Solving Separable Differential Equations Examples 2

# Solving Separable Differential Equations Examples 2

Recall from the Solving Separable Differential Equations page that if we have a separable differential equation $M(x) + N(y) \frac{dy}{dx} = 0$, then we can rewrite it as:

(1)
\begin{align} \quad \int N(y) \: dy = \int - M(x) \: dx \end{align}

Provided that these integrals can be evaluated and that they're not too difficult to do so, then we can obtain solutions for the separable differential equation.

We will now look at some examples of solving separable differential equations. At this present time, we will not be concerned as to whether these solutions are always valid for all of $\mathbb{R}$. In fact, many of the solutions we present are only defined on a specific interval. We will look more into this later.

## Example 1

Find all solutions to the differential equation $\frac{dy}{dx} = \frac{x - e^{-x}}{y + e^y}$.

We will first rewrite the differential equation above as $(y + e^y) \frac{dy}{dx} = (x - e^{-x})$. Therefore, provided $y + e^y \neq 0$ we have that:

(2)
\begin{align} \quad (y + e^y) \frac{dy}{dx} = (x - e^{-x}) \\ \quad (y + e^y) \: dy = (x - e^{-x}) \: dx \\ \quad \int (y + e^y) \: dy = \int (x - e^{-x}) \: dx \\ \quad \frac{y^2}{2} + e^y = \frac{x^2}{2} + e^{-x} + C \\ \quad y^2 + 2e^y = x^2 + 2e^{-x} + 2C \end{align}

## Example 2

Find all solutions to the differential equation $\frac{dy}{dx} = (\cos ^2 x )(\cos ^2 2y)$.

We will first rewrite the differential equation above as $\frac{1}{\cos ^2 2y} \frac{dy}{dx} = (\cos ^2 x)$. Therefore we have that:

(3)
\begin{align} \quad \frac{1}{\cos ^2 2y} \frac{dy}{dx} = (\cos ^2 x) \\ \quad \frac{1}{\cos ^2 2y} \: dy = (\cos ^2 x) \: dx \\ \quad \int \frac{1}{\cos ^2 2y} \: dy = \int \cos ^2 x \: dx \\ \quad \int \sec ^2 (2y) \: dy = \int \cos ^2 x \: dx \end{align}

Note that $\int \sec^2 (2y) \: dy = \frac{\tan 2y}{2}$ and $\int \cos ^2 x \: dx = \frac{\cos x \sin x + x}{2}$ (which can be obtained by integration by parts).
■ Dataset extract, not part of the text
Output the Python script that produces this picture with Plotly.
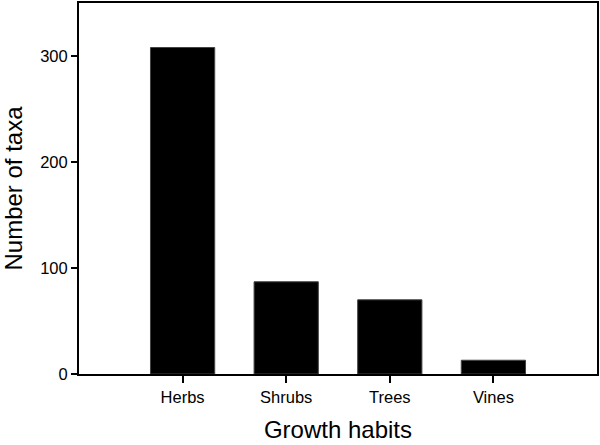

Therefore we have that:

(4)
\begin{align} \quad \int \sec ^2 (2y) \: dy = \int \cos ^2 x \: dx \\ \quad \frac{\tan 2y}{2} = \frac{\cos x \sin x + x}{2} + C \\ \quad \tan 2y = \cos x \sin x + x + 2C \\ \quad \tan 2y = \frac{\sin 2x}{2} + x + 2C \\ \quad 2\tan 2y = \sin 2x + 2x + 4C \end{align}

Note that if $k \in \mathbb{Z}$ then $y = \pm \frac{(2k + 1)\pi}{4}$ is also a solution to the differential equation.

## Example 3

Find all solutions to the differential equation $\frac{dy}{dx} = \frac{x^2}{y(1+x^3)}$.

We will first rewrite this differential equation as $y \frac{dy}{dx} = \frac{x^2}{(1 + x^3)}$ and thus:

(5)
\begin{align} \quad y \frac{dy}{dx} = \frac{x^2}{1 + x^3} \\ \quad y \: dy = \frac{x^2}{1 + x^3} \: dx \\ \quad \int y \: dy = \int \frac{x^2}{1 + x^3} \: dx \end{align}

To evaluate the integral on the righthand side we will have to use substitution. Let $u = 1 + x^3$. Then $du = 3x^2 \: dx$ and hence $\frac{du}{3} = x^2 \: dx$ and so $\int \frac{x^2}{1 + x^3} \: dx = \frac{1}{3} \int \frac{1}{u} \: du = \frac{1}{3} \ln \mid u \mid = \frac{1}{3} \ln \mid 1 + x^3 \mid$, and so for some constant $C$, $x \neq -1$ and $y \neq 0$ we have that:

(6)
\begin{align} \quad \frac{y^2}{2} = \frac{1}{3} \ln \mid (1 + x^3)^{1/3} \mid + C \\ \quad 3y^2 = 2\ln \mid (1 + x^3)^{1/3} \mid + 6C \end{align}